*STATED EXERCISE*
Copy each line of the data below exactly, leaving out pictures.

*DATA EXCERPT*
------------------------------------------------

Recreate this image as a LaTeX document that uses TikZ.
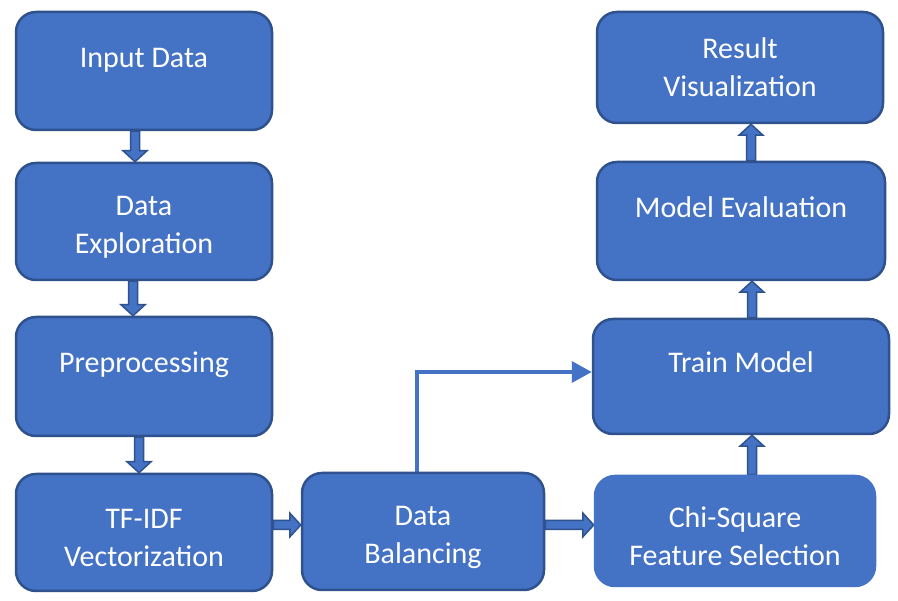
\documentclass[tikz,border=0pt]{standalone}
\usepackage{fontspec}
\setmainfont{Carlito}
\usetikzlibrary{calc,arrows.meta,backgrounds}
\definecolor{boxblue}{HTML}{4472C4}
\definecolor{boxdark}{HTML}{2F528F}
\newcommand\topstrut{\rule{0pt}{31pt}}
\tikzset{
  procbox/.style={rectangle, rounded corners=20pt, fill=boxblue, draw=boxdark,
    line width=2.5pt, text=white, align=center, inner sep=0pt,
    font=\fontsize{30}{38}\selectfont},
  blockarrow/.style={fill=boxblue, draw=boxdark, line width=1.5pt, line join=miter},
  thinarrow/.style={draw=boxblue, line width=3.5pt, -{Triangle[length=20pt,width=21pt]}}
}
\newcommand\blockarr[2]{%
  \draw[blockarrow] ($(#1)!4.5pt!90:(#2)$) -- ($($(#2)!11pt!(#1)$)!4.5pt!90:(#2)$)
   -- ($($(#2)!11pt!(#1)$)!12pt!90:(#2)$) -- (#2)
   -- ($($(#2)!11pt!(#1)$)!12pt!-90:(#2)$) -- ($($(#2)!11pt!(#1)$)!4.5pt!-90:(#2)$)
   -- ($(#1)!4.5pt!-90:(#2)$) -- cycle;}
\begin{document}
\begin{tikzpicture}[x=1pt,y=-1pt]
\begin{scope}[on background layer]
\fill[white] (0,0) rectangle (898,601);
\end{scope}
\useasboundingbox (0,0) rectangle (898,601);
% boxes
\node[procbox, minimum width=256pt, minimum height=118pt] (in) at (144,71) {\topstrut Input Data\\ \mbox{}};
\node[procbox, minimum width=256pt, minimum height=117pt] (expl) at (144,221.5) {\topstrut Data\\ Exploration};
\node[procbox, minimum width=256pt, minimum height=119pt] (prep) at (144,376.5) {\topstrut Preprocessing\\ \mbox{}};
\node[procbox, minimum width=256pt, minimum height=117pt] (tfidf) at (144,532.5) {\topstrut TF-IDF\\ Vectorization};
\node[procbox, minimum width=242pt, minimum height=117pt] (bal) at (423,531.5) {\topstrut Data\\ Balancing};
\node[procbox, draw=boxblue, minimum width=280pt, minimum height=110pt] (chi) at (735,531) {\topstrut Chi-Square\\ Feature Selection};
\node[procbox, minimum width=296pt, minimum height=115pt] (train) at (741,376.5) {\topstrut Train Model\\ \mbox{}};
\node[procbox, minimum width=288pt, minimum height=118pt] (eval) at (741,221) {\topstrut Model Evaluation\\ \mbox{}};
\node[procbox, minimum width=286pt, minimum height=111pt] (res) at (740,67.5) {Result\\ Visualization};
% connector end points
\coordinate (a1) at (in.south -| 135,0);
\coordinate (a2) at (expl.north -| 135,0);
\coordinate (b1) at (expl.south -| 133,0);
\coordinate (b2) at (prep.north -| 133,0);
\coordinate (c1) at (prep.south -| 139,0);
\coordinate (c2) at (tfidf.north -| 139,0);
\coordinate (d1) at (tfidf.east |- 0,525);
\coordinate (d2) at (bal.west |- 0,525);
\coordinate (e1) at (bal.east |- 0,525);
\coordinate (e2) at (chi.west |- 0,525);
\coordinate (f1) at (chi.north -| 752,0);
\coordinate (f2) at (train.south -| 752,0);
\coordinate (g1) at (train.north -| 752,0);
\coordinate (g2) at (eval.south -| 752,0);
\coordinate (h1) at (eval.north -| 751,0);
\coordinate (h2) at (res.south -| 751,0);
\coordinate (t1) at (bal.north -| 417,0);
\coordinate (t2) at (train.west |- 0,372);
\begin{scope}[on background layer]
\blockarr{a1}{a2}
\blockarr{b1}{b2}
\blockarr{c1}{c2}
\blockarr{d1}{d2}
\blockarr{e1}{e2}
\blockarr{f1}{f2}
\blockarr{g1}{g2}
\blockarr{h1}{h2}
\draw[thinarrow] (t1) |- (t2);
\end{scope}
\end{tikzpicture}
\end{document}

------------------------------------------------

*FINISHED TASK*
Recreate this image as a LaTeX document that uses TikZ.
\documentclass[tikz,border=0pt]{standalone}
\usepackage{fontspec}
\setmainfont{Carlito}
\usetikzlibrary{calc,arrows.meta,backgrounds}
\definecolor{boxblue}{HTML}{4472C4}
\definecolor{boxdark}{HTML}{2F528F}
\newcommand\topstrut{\rule{0pt}{31pt}}
\tikzset{
  procbox/.style={rectangle, rounded corners=20pt, fill=boxblue, draw=boxdark,
    line width=2.5pt, text=white, align=center, inner sep=0pt,
    font=\fontsize{30}{38}\selectfont},
  blockarrow/.style={fill=boxblue, draw=boxdark, line width=1.5pt, line join=miter},
  thinarrow/.style={draw=boxblue, line width=3.5pt, -{Triangle[length=20pt,width=21pt]}}
}
\newcommand\blockarr[2]{%
  \draw[blockarrow] ($(#1)!4.5pt!90:(#2)$) -- ($($(#2)!11pt!(#1)$)!4.5pt!90:(#2)$)
   -- ($($(#2)!11pt!(#1)$)!12pt!90:(#2)$) -- (#2)
   -- ($($(#2)!11pt!(#1)$)!12pt!-90:(#2)$) -- ($($(#2)!11pt!(#1)$)!4.5pt!-90:(#2)$)
   -- ($(#1)!4.5pt!-90:(#2)$) -- cycle;}
\begin{document}
\begin{tikzpicture}[x=1pt,y=-1pt]
\begin{scope}[on background layer]
\fill[white] (0,0) rectangle (898,601);
\end{scope}
\useasboundingbox (0,0) rectangle (898,601);
% boxes
\node[procbox, minimum width=256pt, minimum height=118pt] (in) at (144,71) {\topstrut Input Data\\ \mbox{}};
\node[procbox, minimum width=256pt, minimum height=117pt] (expl) at (144,221.5) {\topstrut Data\\ Exploration};
\node[procbox, minimum width=256pt, minimum height=119pt] (prep) at (144,376.5) {\topstrut Preprocessing\\ \mbox{}};
\node[procbox, minimum width=256pt, minimum height=117pt] (tfidf) at (144,532.5) {\topstrut TF-IDF\\ Vectorization};
\node[procbox, minimum width=242pt, minimum height=117pt] (bal) at (423,531.5) {\topstrut Data\\ Balancing};
\node[procbox, draw=boxblue, minimum width=280pt, minimum height=110pt] (chi) at (735,531) {\topstrut Chi-Square\\ Feature Selection};
\node[procbox, minimum width=296pt, minimum height=115pt] (train) at (741,376.5) {\topstrut Train Model\\ \mbox{}};
\node[procbox, minimum width=288pt, minimum height=118pt] (eval) at (741,221) {\topstrut Model Evaluation\\ \mbox{}};
\node[procbox, minimum width=286pt, minimum height=111pt] (res) at (740,67.5) {Result\\ Visualization};
% connector end points
\coordinate (a1) at (in.south -| 135,0);
\coordinate (a2) at (expl.north -| 135,0);
\coordinate (b1) at (expl.south -| 133,0);
\coordinate (b2) at (prep.north -| 133,0);
\coordinate (c1) at (prep.south -| 139,0);
\coordinate (c2) at (tfidf.north -| 139,0);
\coordinate (d1) at (tfidf.east |- 0,525);
\coordinate (d2) at (bal.west |- 0,525);
\coordinate (e1) at (bal.east |- 0,525);
\coordinate (e2) at (chi.west |- 0,525);
\coordinate (f1) at (chi.north -| 752,0);
\coordinate (f2) at (train.south -| 752,0);
\coordinate (g1) at (train.north -| 752,0);
\coordinate (g2) at (eval.south -| 752,0);
\coordinate (h1) at (eval.north -| 751,0);
\coordinate (h2) at (res.south -| 751,0);
\coordinate (t1) at (bal.north -| 417,0);
\coordinate (t2) at (train.west |- 0,372);
\begin{scope}[on background layer]
\blockarr{a1}{a2}
\blockarr{b1}{b2}
\blockarr{c1}{c2}
\blockarr{d1}{d2}
\blockarr{e1}{e2}
\blockarr{f1}{f2}
\blockarr{g1}{g2}
\blockarr{h1}{h2}
\draw[thinarrow] (t1) |- (t2);
\end{scope}
\end{tikzpicture}
\end{document}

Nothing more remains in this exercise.